Wavelet Toolbox™ software enables you to analyze signals, images, and 3-D data using orthogonal and biorthogonal critically-sampled discrete wavelet analysis. Critically-sampled discrete wavelet analysis is also known as decimated discrete wavelet analysis. Decimated discrete wavelet analysis is most appropriate for data compression, denoising, and the sparse representation of certain classes of signals and images.
In decimated discrete wavelet analysis, the scales and translations are dyadic.
You can perform 1-D, 2-D, and 3-D decimated discrete wavelet analysis using the interactive tool, wavemenu, by entering
at the command line and clicking Wavelet 1-D, Wavelet 2-D, or Wavelet 3-D.
This example shows how to denoise a signal using discrete wavelet analysis.
Create a reference signal.
len = 2^11; h = [4 -5 3 -4 5 -4.2 2.1 4.3 -3.1 5.1 -4.2]; t = [0.1 0.13 0.15 0.23 0.25 0.40 0.44 0.65 0.76 0.78 0.81]; h = abs(h); w = 0.01*[0.5 0.5 0.6 1 1 3 1 1 0.5 0.8 0.5]; tt = linspace(0,1,len); xref = zeros(1,len); for j=1:11 xref = xref + ( h(j) ./ (1+ ((tt-t(j))/w(j)).^4)); end
Add zero-mean white Gaussian noise with a variance of 0.25.

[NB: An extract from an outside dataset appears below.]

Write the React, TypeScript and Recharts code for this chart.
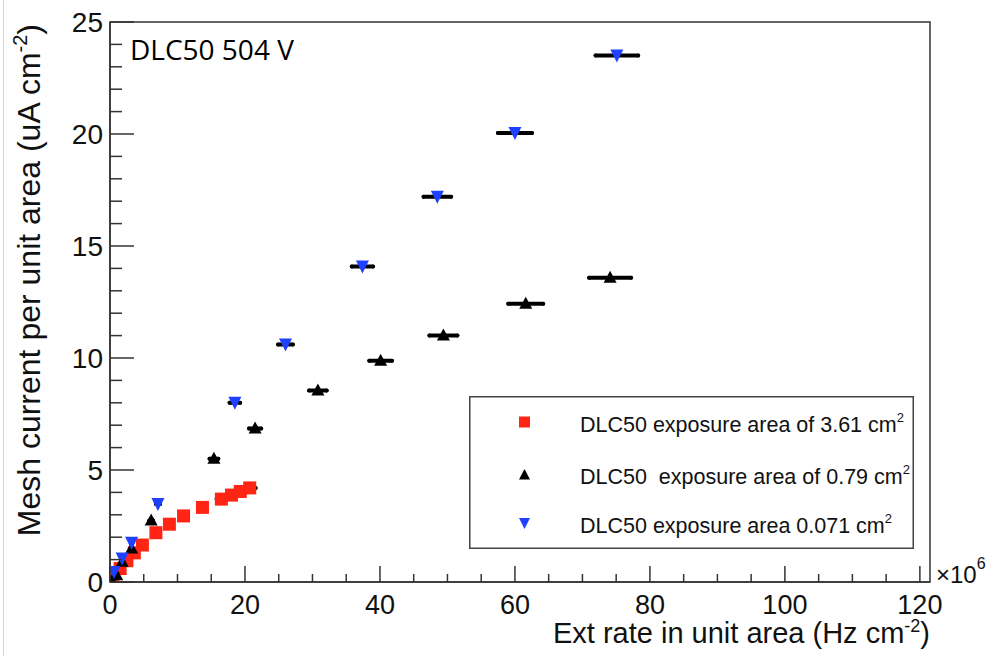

rng default; x = xref + 0.5*randn(size(xref)); plot(x); set(gca,'xlim',[1 2048]);
Denoise the signal down to level 3 using the Daubechies least asymmetric wavelet with 4 vanishing moments. Use the universal threshold selection rule of Donoho and Johnstone with soft thresholding based on the DWT coefficients at level 1. Use the periodization signal extension mode — dwtmode('per'). Plot the result along with the reference signal for comparision.
dwtmode('per'); [xd,cxd,lxd] = wden(x,'sqtwolog','s','sln',4,'sym4'); plot(xd); set(gca,'xlim',[1 2048]); hold on; plot(xref,'r');
This example shows how to obtain the 2-D DWT of an input image.
Load and display the image. The image consists of vertical, horizontal, and diagonal patterns.
load tartan; imagesc(X); colormap(gray);
Obtain the 2-D DWT at level 1 using the biorthogonal B-spline wavelet and scaling filters with 2 vanishing moments in the analysis filters and 4 vanishing moments in the synthesis filters. Extract the horizontal, vertical, and diagonal wavelet coefficients and the approximation coefficients. Display the results.
[C,S] = wavedec2(X,1,'bior2.4'); [H,V,D] = detcoef2('all',C,S,1); A = appcoef2(C,S,'bior2.4'); subplot(221); imagesc(A); title('Approximation Level 1'); colormap(gray); subplot(222); imagesc(H); title('Horizontal Details'); subplot(223); imagesc(V); title('Vertical Details'); subplot(224); imagesc(D); title('Diagonal Details');
You see that the wavelet details are sensitive to particular orientations in the input image. The approximation coefficients are a lowpass approximation to the original image.